There are certain societal stigmas to being “sick,” especially when your illness is not clearly visible to the outside world. I may be happy and alert and “with it” the night of my daughter’s orchestra performance. I may run into half a dozen people there that know me and will see that I’m doing fine. The next day, though- when I can hardly pull myself out of bed and have to miss a birthday party, or a dinner with friends, or a wedding- they tend to lack understanding as to why. “She was just fine yesterday,” one acquaintance recently told another. There is very little understanding that how I feel today or even this morning has no bearing on what this afternoon might bring.
I suppose, perhaps, it’s partly my fault. I hold it all in rather well. I put on a happy face and go about my life as if nothing is wrong with me. Then, when something is clearly very wrong with me, people don’t understand.

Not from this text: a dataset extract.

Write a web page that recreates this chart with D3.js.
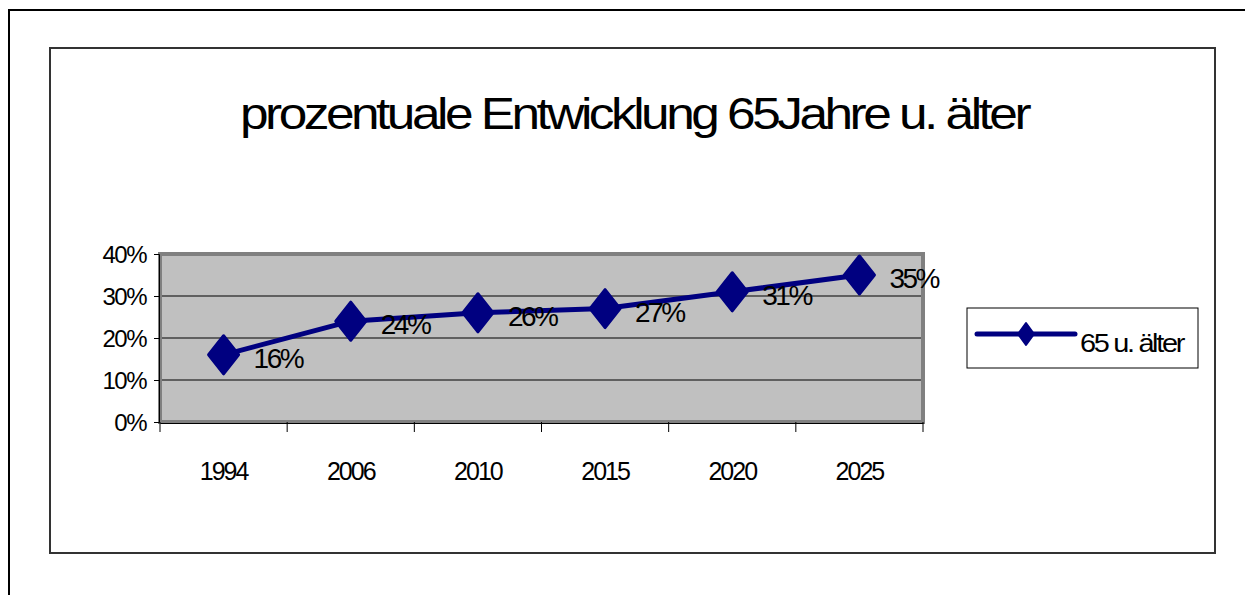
<!DOCTYPE html>
<meta charset="utf-8">
<style>
body {margin: 0; background: #fff;}
text {font-family: "Liberation Sans", Arial, sans-serif; fill: #000;}
</style>
<body>
<script src="https://d3js.org/d3.v7.min.js"></script>
<div id="chart"></div>
</body>
<script>
// data
var years = ["1994", "2006", "2010", "2015", "2020", "2025"];
var shares = [0.16, 0.24, 0.26, 0.27, 0.31, 0.35];
var yTicks = [0, 0.1, 0.2, 0.3, 0.4];
var seriesName = "65 u. älter";
var title = "prozentuale Entwicklung 65Jahre u. älter";

var width = 1245, height = 595;
var svg = d3.select("#chart").append("svg")
    .attr("width", width)
    .attr("height", height);

// outer frame + chart frame
svg.append("rect").attr("x", 9).attr("y", 10).attr("width", 1260).attr("height", 620)
    .attr("fill", "none").attr("stroke", "#000").attr("stroke-width", 2);
svg.append("rect").attr("x", 50).attr("y", 48).attr("width", 1165).attr("height", 505)
    .attr("fill", "#fff").attr("stroke", "#333").attr("stroke-width", 2);

// title
svg.append("text")
    .attr("x", 634).attr("y", 129)
    .attr("text-anchor", "middle")
    .attr("font-size", 44)
    .attr("letter-spacing", -3)
    .attr("textLength", 788)
    .attr("lengthAdjust", "spacingAndGlyphs")
    .text(title);

// plot area
var plot = {left: 160, right: 923, top: 254, bottom: 422};
var x = d3.scaleBand().domain(years).range([plot.left, plot.right]);
var y = d3.scaleLinear().domain([0, 0.4]).range([plot.bottom, plot.top]);

svg.append("rect")
    .attr("x", plot.left).attr("y", plot.top)
    .attr("width", plot.right - plot.left).attr("height", plot.bottom - plot.top)
    .attr("fill", "#c0c0c0").attr("stroke", "#808080").attr("stroke-width", 4);

// gridlines
svg.append("g").selectAll("line")
    .data(yTicks.filter(function(d) { return d > 0 && d < 0.4; }))
    .enter().append("line")
    .attr("x1", plot.left + 2).attr("x2", plot.right - 2)
    .attr("y1", function(d) { return y(d); })
    .attr("y2", function(d) { return y(d); })
    .attr("stroke", "#000").attr("stroke-width", 1);

// y axis
var yAxis = svg.append("g")
    .attr("transform", "translate(" + (plot.left - 1) + ",0)")
    .call(d3.axisLeft(y).tickValues(yTicks).tickSize(5).tickPadding(8)
        .tickFormat(d3.format(".0%")));
yAxis.select(".domain").attr("stroke", "#000");
yAxis.selectAll(".tick line").attr("stroke", "#000");
yAxis.selectAll("text")
    .attr("font-size", 24)
    .attr("font-family", "Liberation Sans, Arial, sans-serif")
    .attr("letter-spacing", -1.5)
    .attr("dy", "0.35em");

// x axis
var xAxis = svg.append("g")
    .attr("transform", "translate(0," + (plot.bottom + 1) + ")")
    .call(d3.axisBottom(x).tickSize(0).tickPadding(39));
xAxis.select(".domain").attr("stroke", "#000");
xAxis.selectAll("text")
    .attr("font-size", 25)
    .attr("font-family", "Liberation Sans, Arial, sans-serif")
    .attr("letter-spacing", -2);
var bounds = years.map(function(d) { return x(d); }).concat([plot.right]);
svg.append("g").selectAll("line")
    .data(bounds).enter().append("line")
    .attr("x1", function(d) { return d; }).attr("x2", function(d) { return d; })
    .attr("y1", plot.bottom).attr("y2", plot.bottom + 10)
    .attr("stroke", "#000").attr("stroke-width", 1);

// series line
var cx = function(i) { return x(years[i]) + x.bandwidth() / 2; };
var line = d3.line()
    .x(function(d, i) { return cx(i); })
    .y(function(d) { return y(d); });
svg.append("path")
    .datum(shares)
    .attr("d", line)
    .attr("fill", "none")
    .attr("stroke", "#000080")
    .attr("stroke-width", 5)
    .attr("stroke-linejoin", "round");

var diamond = "M0,-19L15,0L0,19L-15,0Z";
svg.append("g").selectAll("path")
    .data(shares).enter().append("path")
    .attr("d", diamond)
    .attr("transform", function(d, i) { return "translate(" + cx(i) + "," + y(d) + ")"; })
    .attr("fill", "#000080")
    .attr("stroke", "#000080")
    .attr("stroke-width", 3)
    .attr("stroke-linejoin", "round");

// data labels
svg.append("g").selectAll("text")
    .data(shares).enter().append("text")
    .attr("x", function(d, i) { return cx(i) + 30; })
    .attr("y", function(d) { return y(d) + 13; })
    .attr("font-size", 28)
    .attr("letter-spacing", -2.5)
    .text(function(d) { return Math.round(d * 100) + "%"; });

// legend
var lg = svg.append("g");
lg.append("rect").attr("x", 967).attr("y", 308).attr("width", 231).attr("height", 60)
    .attr("fill", "#fff").attr("stroke", "#000").attr("stroke-width", 1);
lg.append("line").attr("x1", 977).attr("x2", 1075).attr("y1", 334).attr("y2", 334)
    .attr("stroke", "#000080").attr("stroke-width", 5).attr("stroke-linecap", "round");
lg.append("path").attr("d", "M0,-11L8,0L0,11L-8,0Z")
    .attr("transform", "translate(1026,334)")
    .attr("fill", "#000080").attr("stroke", "#000080").attr("stroke-width", 2)
    .attr("stroke-linejoin", "round");
lg.append("text").attr("x", 1080).attr("y", 352)
    .attr("font-size", 25)
    .attr("letter-spacing", -2)
    .attr("textLength", 103)
    .attr("lengthAdjust", "spacingAndGlyphs")
    .text(seriesName);
</script>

They aren’t there at night when my children are scampering through the house, talking to one another in hushed whispers: “Shh. Mama’s head’s bad again!” They aren’t there when I break down crying in the doctor’s office because I’m only thirty-three and a lifetime is a long time to manage this.
There is no escape to chronic illness. There’s no happy ending. No doctor proclamations of “You’re in remission!” We must learn to tolerate the physical and make peace with the emotional, which is harder than many realize. How do you escape your own sadness when the source of that sadness is here to stay?
You learn to find joy in the tiniest wonders of your world. There are days when all I can do is sit in my yard and watch the creatures of my hobby farm exist. A duck splashing in a wading pool, a newborn goat learning to kick, a young rooster crowing for the first time: These are all important parts of my cure.
Then there are the orchestra concerts I can attend. There are the beautiful pieces of art that my shyest daughter creates for me and hangs throughout our home like a gallery. There’s the smile on my nephew’s face when he aces the test he studied so hard for. My seven-year-old stepdaughter kicking her soccer ball across the yard has brought me every bit as much relief as any muscle relaxer ever could. My husband’s arm draped over my hips at night won’t calm my chattering teeth, but it does calm my heart, just as a text message from my sister in the mid-afternoon won’t hold any magic instructions for wellness, but it does hold a reminder of the immeasurable love I have in my life and for this world that I exist in, however broken.
Being sick has made me strong. It has given me insight about the world I live in, even as it eats away at the body that holds me. It has been a great blessing in disguise. Once, I was a healthy young woman who could stay awake for days. I’d hike trails through muddy hills. I’d party with my friends. I’d drift from romance to heartache to romance as if that’s all there would ever be. I worried too much about the unimportant and not enough about the wonderful gifts that this universe offers us.
Then, one day, I began to feel my life slipping through my fingers and I began to fight to hold onto it.
This is how desperately I want to be here. Isn’t it wonderful?